━━━ GIVEN RECORDS

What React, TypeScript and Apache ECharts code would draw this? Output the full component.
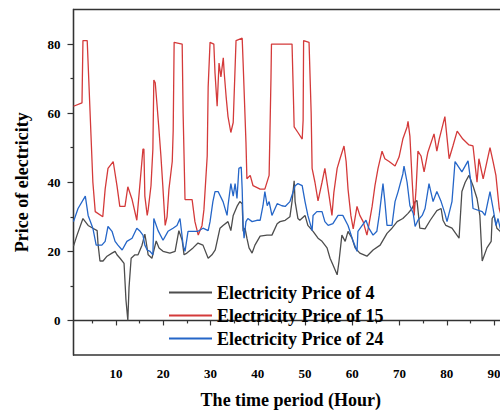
import React, { useEffect, useRef } from "react";
import * as echarts from "echarts";

const FONT = '"Liberation Serif", "Times New Roman", serif';

const seriesNames = ["Electricity Price of 4", "Electricity Price of 15", "Electricity Price of 24"];
const xTickLabels = [10, 20, 30, 40, 50, 60, 70, 80, 90];
const xMinorTicks = [5, 15, 25, 35, 45, 55, 65, 75, 85];
const yTickLabels = [0, 20, 40, 60, 80];
const yMinorTicks = [10, 30, 50, 70];

// Electricity Price of 4 (black)
const hours4 = [1.0, 1.75, 3.0, 4.1, 5.1, 6.0, 6.2, 6.6, 7.25, 8.1, 9.15, 9.8, 10.2, 10.85, 11.7, 12.1, 12.5, 12.75, 13.2, 14.0, 14.66, 15.5, 16.1, 16.35, 16.8, 17.6, 18.5, 19.1, 19.95, 21.4, 22.5, 23.3, 24.0, 24.4, 25.0, 26.3, 27.35, 28.4, 29.5, 30.3, 31.0, 32.0, 32.65, 33.7, 34.3, 34.8, 35.6, 36.2, 36.7, 36.9, 37.3, 37.7, 38.15, 38.8, 39.4, 40.5, 41.96, 43.0, 44.1, 44.7, 45.8, 46.8, 47.25, 47.7, 47.9, 48.5, 48.9, 50.0, 50.6, 51.7, 52.75, 53.6, 54.66, 55.3, 55.9, 56.8, 57.2, 57.8, 58.5, 59.1, 59.95, 60.6, 61.6, 63.1, 64.4, 65.9, 67.35, 68.4, 69.5, 70.7, 71.8, 72.65, 73.3, 73.7, 74.3, 75.4, 76.5, 77.9, 78.8, 79.2, 79.8, 81.1, 82.6, 83.2, 83.9, 84.7, 85.55, 86.4, 87.0, 87.5, 88.5, 89.4, 89.6, 90.0, 90.6, 91.3, 92.0];
const price4 = [21.5, 24.7, 29.5, 27.5, 26.7, 26, 22, 17.2, 17.2, 18.6, 19.5, 20, 19, 18, 16.5, 6, 0, 9.5, 18, 19, 19, 21.8, 25, 23, 19, 18, 23, 21, 20, 19.5, 20, 26, 23.2, 19, 19.5, 21, 22.4, 21.8, 18, 19, 20.4, 26.7, 27.5, 28.6, 26, 30.4, 33, 34.4, 33.8, 25.8, 26.7, 23.8, 21, 19.5, 21.8, 24.4, 24.7, 24.7, 28, 28.6, 29, 30, 34.4, 40.4, 34.4, 29.5, 29, 30.4, 27.5, 25.8, 23.8, 22.9, 21, 18, 16.1, 13.2, 17.2, 24.7, 22.9, 25.8, 23.8, 21, 19.5, 18.6, 20.4, 21.8, 25.2, 26.7, 28.6, 29.5, 31, 32.4, 34.4, 34.7, 26.7, 26.5, 29, 31.8, 32.4, 29, 27.5, 26.7, 23.8, 37.3, 40, 42, 39, 35.3, 30.4, 17.2, 21, 22.9, 29.5, 30.4, 26.7, 25.8, 24];

// Electricity Price of 15 (red)
const hours15 = [1.0, 2.8, 3.0, 3.9, 5.1, 5.6, 7.2, 7.7, 8.3, 9.4, 10.2, 10.8, 11.9, 12.5, 13.4, 14.4, 15.7, 15.9, 16.1, 16.6, 16.8, 17.4, 17.8, 18.0, 18.3, 18.7, 19.1, 19.5, 19.9, 20.4, 20.8, 21.2, 21.9, 22.1, 22.3, 24.0, 24.2, 24.6, 26.1, 26.7, 27.4, 28.2, 28.6, 29.3, 29.5, 29.9, 30.7, 30.95, 31.4, 31.8, 32.2, 32.7, 32.9, 33.3, 33.7, 34.3, 34.8, 35.4, 36.7, 36.9, 37.5, 37.7, 38.4, 39.0, 40.5, 41.5, 42.4, 42.8, 42.9, 47.25, 47.5, 47.7, 48.5, 49.4, 49.6, 49.7, 50.85, 51.3, 51.5, 52.1, 52.75, 53.6, 54.2, 55.1, 55.7, 56.1, 56.8, 57.4, 58.25, 58.7, 59.1, 59.7, 60.2, 61.0, 61.6, 62.3, 63.1, 63.5, 64.2, 64.8, 65.45, 66.3, 66.9, 67.8, 69.05, 69.9, 70.7, 71.6, 71.8, 72.2, 72.65, 73.1, 73.5, 73.9, 74.55, 75.2, 76.0, 77.3, 77.9, 78.4, 79.6, 80.5, 81.3, 82.2, 83.4, 84.7, 85.55, 86.4, 86.8, 87.7, 88.5, 89.15, 89.8, 90.4, 91.1, 92.0];
const price15 = [62, 63, 81, 81, 40, 31.5, 30, 38, 44, 46, 39, 33, 33, 38.7, 35, 29, 49.6, 49.6, 36, 30.4, 32, 39, 49.6, 69.6, 68.8, 62, 55, 47.6, 39, 27.5, 30, 38, 46, 55, 80.5, 80, 60, 35, 35, 28.6, 24.7, 27.5, 32, 47.6, 67.6, 80.5, 80, 71.6, 62, 74.5, 70.5, 76, 71.6, 64.8, 59, 54.4, 57.3, 81, 81.7, 74.5, 51.6, 41, 42, 39, 38, 38, 42, 70.5, 80, 80, 67, 56, 54.4, 52.5, 58, 81, 80.5, 60, 44, 40, 34.6, 40, 44, 36, 30.4, 37, 44, 46.8, 50.5, 46, 38, 30.4, 26.5, 33, 30.4, 28.6, 24.7, 27.5, 33, 39, 44, 49, 46.8, 46, 44.7, 47.3, 52.5, 56, 57.6, 53.3, 41, 30.4, 38, 49, 47.6, 43, 48.7, 54, 49, 52.5, 59, 46.8, 50.5, 54.8, 52.5, 50.8, 50.5, 40, 46.8, 41, 46, 50, 46, 42, 32.4, 28];

// Electricity Price of 24 (blue)
const hours24 = [1.0, 1.96, 3.5, 4.1, 5.1, 5.8, 7.0, 7.7, 8.3, 9.15, 9.8, 10.4, 11.3, 12.3, 13.4, 14.4, 15.1, 15.7, 16.1, 16.6, 17.2, 17.8, 18.0, 18.9, 19.95, 21.0, 22.06, 22.9, 23.54, 24.2, 24.6, 25.24, 26.3, 27.35, 28.4, 29.5, 29.9, 30.5, 30.95, 31.6, 32.65, 33.5, 33.7, 34.3, 34.8, 35.2, 35.6, 36.0, 36.5, 36.7, 36.9, 37.1, 37.5, 37.9, 38.8, 39.8, 40.5, 41.1, 41.5, 42.0, 42.4, 43.0, 44.1, 45.1, 45.8, 46.8, 47.9, 48.5, 49.4, 50.0, 50.6, 51.5, 51.7, 52.5, 53.6, 54.2, 54.9, 55.9, 57.0, 58.0, 59.1, 60.2, 61.0, 61.2, 62.1, 62.9, 63.5, 64.4, 65.2, 65.7, 66.5, 66.9, 67.35, 68.4, 69.05, 69.7, 70.7, 70.95, 71.6, 72.2, 72.9, 73.3, 73.9, 74.8, 75.4, 76.24, 77.1, 77.9, 78.8, 79.6, 80.05, 81.1, 81.75, 83.2, 84.5, 85.1, 85.55, 87.5, 88.1, 89.15, 89.8, 90.4, 90.85, 91.3, 92.0];
const price24 = [28.6, 32.4, 36, 30.4, 26.7, 21.8, 21.8, 22.9, 27.2, 25.8, 22.9, 21.8, 20.4, 22.9, 23.8, 26.7, 25.8, 24.7, 21.8, 20.4, 20, 19, 29.5, 26, 23.2, 25.8, 26.7, 27.5, 29.5, 21.8, 20, 25.8, 25.8, 25.8, 26.7, 26, 28.6, 34.4, 37.3, 37.3, 34.4, 30.4, 33.2, 39.6, 36, 39.6, 35.3, 44, 44.4, 38, 27.5, 23.8, 28.6, 29.5, 28.6, 29, 29, 33.2, 37.3, 33.2, 34.4, 30.4, 33.8, 33.2, 33, 34.4, 39, 39.6, 39, 34.4, 30.4, 26, 30.4, 31.5, 31.5, 28.6, 27.5, 28, 30.4, 30.4, 27.5, 22.9, 20, 25.8, 27.5, 29, 26.7, 24.7, 25.8, 30.4, 39.6, 34.4, 27.5, 27.5, 34.4, 37.3, 42.4, 44.7, 40, 33.2, 31, 27.2, 29, 30.4, 32.4, 39.6, 34.4, 37.3, 34.4, 31, 28.6, 34.4, 46, 43, 46.2, 40, 32.4, 31.5, 30.4, 37.3, 32.4, 27.5, 29.5, 26.7, 25];

const colors = ["#4d4d4d", "#d43a3a", "#2566c8"];

function zip(xs: number[], ys: number[]) {
  return xs.map((x, i) => [x, ys[i]]);
}

export default function App() {
  const ref = useRef<HTMLDivElement>(null);
  useEffect(() => {
    if (!ref.current) return;
    const chart = echarts.init(ref.current, null, { renderer: "svg" });
    const axisLine = { show: true, lineStyle: { color: "#333", width: 1.3 } };
    const labelStyle = { fontFamily: FONT, fontWeight: "bold" as const, fontSize: 13, color: "#000" };
    chart.setOption({
      animation: false,
      backgroundColor: "#fff",
      textStyle: { fontFamily: FONT },
      grid: {
        left: 73.5,
        top: 9.5,
        width: 434.7,
        height: 348.7,
        show: true,
        borderColor: "#333",
        borderWidth: 1.3,
        backgroundColor: "transparent",
      },
      legend: {
        orient: "vertical",
        left: 163,
        top: 278.5,
        itemWidth: 43,
        itemHeight: 14,
        itemGap: 5,
        data: seriesNames,
        itemStyle: { opacity: 0 },
        textStyle: { fontFamily: FONT, fontWeight: "bold", fontSize: 18, color: "#000" },
      },
      xAxis: [
        {
          type: "value",
          min: 1,
          max: 93,
          position: "bottom",
          axisLine,
          splitLine: { show: false },
          axisTick: { show: true, inside: false, length: 5, customValues: xTickLabels, lineStyle: { color: "#333", width: 1.2 } },
          axisLabel: { ...labelStyle, margin: 12, customValues: xTickLabels },
          name: "The time period (Hour)",
          nameLocation: "middle",
          nameGap: 36,
          nameTextStyle: { fontFamily: FONT, fontWeight: "bold", fontSize: 18, color: "#000" },
        },
        {
          type: "value",
          min: 1,
          max: 93,
          position: "bottom",
          axisLine: { show: false },
          splitLine: { show: false },
          axisTick: { show: true, inside: false, length: 3, customValues: xMinorTicks, lineStyle: { color: "#333", width: 1.2 } },
          axisLabel: { show: false },
        },
      ],
      yAxis: [
        {
          type: "value",
          min: -10,
          max: 90,
          position: "left",
          axisLine,
          splitLine: { show: false },
          axisTick: { show: true, inside: false, length: 6, customValues: yTickLabels, lineStyle: { color: "#333", width: 1.2 } },
          axisLabel: { ...labelStyle, margin: 13, customValues: yTickLabels },
          name: "Price of electricity",
          nameLocation: "middle",
          nameGap: 43,
          nameTextStyle: { fontFamily: FONT, fontWeight: "bold", fontSize: 18, color: "#000" },
        },
        {
          type: "value",
          min: -10,
          max: 90,
          position: "left",
          axisLine: { show: false },
          splitLine: { show: false },
          axisTick: { show: true, inside: false, length: 3, customValues: yMinorTicks, lineStyle: { color: "#333", width: 1.2 } },
          axisLabel: { show: false },
        },
      ],
      series: [
        { name: seriesNames[0], data: zip(hours4, price4) },
        { name: seriesNames[1], data: zip(hours15, price15) },
        { name: seriesNames[2], data: zip(hours24, price24) },
      ].map((s, i) => ({
        ...s,
        type: "line",
        xAxisIndex: 0,
        yAxisIndex: 0,
        symbol: "none",
        color: colors[i],
        lineStyle: { color: colors[i], width: 1.3 },
      })),
    });
    return () => chart.dispose();
  }, []);
  return (
    <div style={{ position: "absolute", left: 0, top: 0, width: 500, height: 414, overflow: "hidden" }}>
      <div ref={ref} style={{ width: 530, height: 414 }} />
    </div>
  );
}
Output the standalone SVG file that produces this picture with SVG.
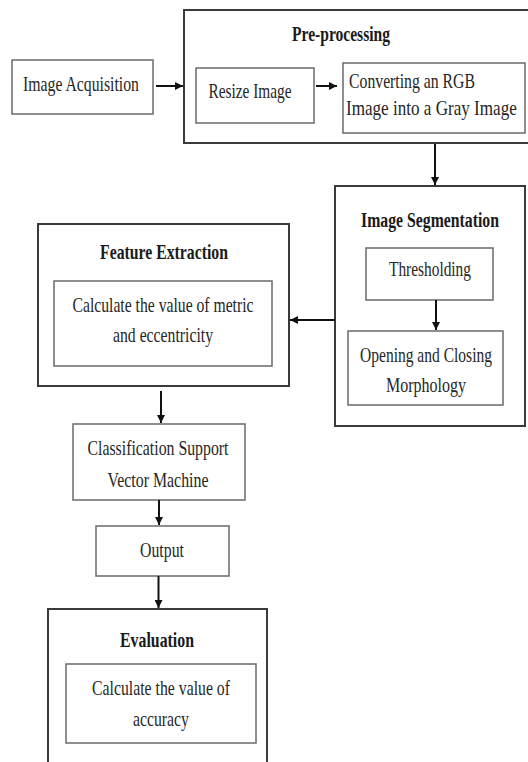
<svg xmlns="http://www.w3.org/2000/svg" width="528" height="762" viewBox="0 0 528 762">
<defs>
<marker id="ah" viewBox="0 0 10 10" refX="10" refY="5" markerWidth="8" markerHeight="8" markerUnits="userSpaceOnUse" orient="auto">
<path d="M0,0 L10,5 L0,10 z" fill="#111"/>
</marker>
<style>
.outer{fill:#fff;stroke:#3a3a3a;stroke-width:2}
.inner{fill:#fff;stroke:#6a6a6a;stroke-width:1.5}
.t{font-family:"Liberation Serif","Times New Roman",serif;font-size:22px;fill:#262626;text-anchor:middle}
.tl{font-family:"Liberation Serif","Times New Roman",serif;font-size:22px;fill:#262626}
.b{font-weight:bold;fill:#1a1a1a}
.c{stroke:#111;stroke-width:2;fill:none;marker-end:url(#ah)}
</style>
</defs>
<rect width="528" height="762" fill="#fff"/>

<g id="acq">
<rect class="inner" x="12" y="60" width="141" height="54"/>
<text class="t" x="81" y="91" textLength="116" lengthAdjust="spacingAndGlyphs">Image Acquisition</text>
</g>

<g id="preprocessing">
<rect class="outer" x="184" y="10" width="350" height="133"/>
<text class="t b" x="341" y="41" textLength="98" lengthAdjust="spacingAndGlyphs">Pre-processing</text>
</g>
<g id="resize">
<rect class="inner" x="196" y="68" width="118" height="55"/>
<text class="t" x="250" y="98" textLength="83" lengthAdjust="spacingAndGlyphs">Resize Image</text>
</g>
<g id="convert">
<rect class="inner" x="343" y="63" width="182" height="70"/>
<text class="tl" x="349" y="88" textLength="126" lengthAdjust="spacingAndGlyphs">Converting an RGB</text>
<text class="tl" transform="translate(346,115) scale(0.777,1)">Image into a Gray Image</text>
</g>

<g id="segmentation">
<rect class="outer" x="335" y="186" width="190" height="240"/>
<text class="t b" transform="translate(430,227) scale(0.717,1)">Image Segmentation</text>
</g>
<g id="thresholding">
<rect class="inner" x="366" y="248" width="127" height="52"/>
<text class="t" x="430" y="276" textLength="82" lengthAdjust="spacingAndGlyphs">Thresholding</text>
</g>
<g id="morphology">
<rect class="inner" x="348" y="331" width="155" height="74"/>
<text class="t" transform="translate(426,362) scale(0.706,1)">Opening and Closing</text>
<text class="t" x="426" y="392" textLength="80" lengthAdjust="spacingAndGlyphs">Morphology</text>
</g>

<g id="feature">
<rect class="outer" x="38" y="224" width="251" height="162"/>
<text class="t b" x="164" y="259" textLength="128" lengthAdjust="spacingAndGlyphs">Feature Extraction</text>
</g>
<g id="metric">
<rect class="inner" x="54" y="281" width="218" height="85"/>
<text class="t" x="163" y="312" textLength="181" lengthAdjust="spacingAndGlyphs">Calculate the value of metric</text>
<text class="t" x="163" y="342" textLength="100" lengthAdjust="spacingAndGlyphs">and eccentricity</text>
</g>

<g id="svm">
<rect class="inner" x="73" y="424" width="172" height="76"/>
<text class="t" x="158" y="455" textLength="141" lengthAdjust="spacingAndGlyphs">Classification Support</text>
<text class="t" x="158" y="487" textLength="101" lengthAdjust="spacingAndGlyphs">Vector Machine</text>
</g>

<g id="output">
<rect class="inner" x="96" y="526" width="133" height="50"/>
<text class="t" x="162" y="557" textLength="44" lengthAdjust="spacingAndGlyphs">Output</text>
</g>

<g id="evaluation">
<rect class="outer" x="48" y="609" width="219" height="200"/>
<text class="t b" x="157" y="647" textLength="74" lengthAdjust="spacingAndGlyphs">Evaluation</text>
</g>
<g id="accuracy">
<rect class="inner" x="66" y="664" width="190" height="79"/>
<text class="t" x="161" y="695" textLength="138" lengthAdjust="spacingAndGlyphs">Calculate the value of</text>
<text class="t" x="161" y="726" textLength="56" lengthAdjust="spacingAndGlyphs">accuracy</text>
</g>

<g id="connectors">
<line class="c" x1="156" y1="86" x2="183" y2="86"/>
<line class="c" x1="316" y1="86" x2="337" y2="86"/>
<line class="c" x1="435" y1="144" x2="435" y2="185"/>
<line class="c" x1="436" y1="300" x2="436" y2="330"/>
<line class="c" x1="335" y1="320" x2="290" y2="320"/>
<line class="c" x1="161" y1="391" x2="161" y2="423"/>
<line class="c" x1="159" y1="500" x2="159" y2="525"/>
<line class="c" x1="158.5" y1="576" x2="158.5" y2="608"/>
</g>
</svg>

━━━━━━

## TASK STATEMENT:
All lines from the start of the entries through the one with "const yMinorTicks = [10, 30, 50, 70];" are to be output exactly; omit the pictures.

## RESULT OF THE TASK:
What React, TypeScript and Apache ECharts code would draw this? Output the full component.
import React, { useEffect, useRef } from "react";
import * as echarts from "echarts";

const FONT = '"Liberation Serif", "Times New Roman", serif';

const seriesNames = ["Electricity Price of 4", "Electricity Price of 15", "Electricity Price of 24"];
const xTickLabels = [10, 20, 30, 40, 50, 60, 70, 80, 90];
const xMinorTicks = [5, 15, 25, 35, 45, 55, 65, 75, 85];
const yTickLabels = [0, 20, 40, 60, 80];
const yMinorTicks = [10, 30, 50, 70];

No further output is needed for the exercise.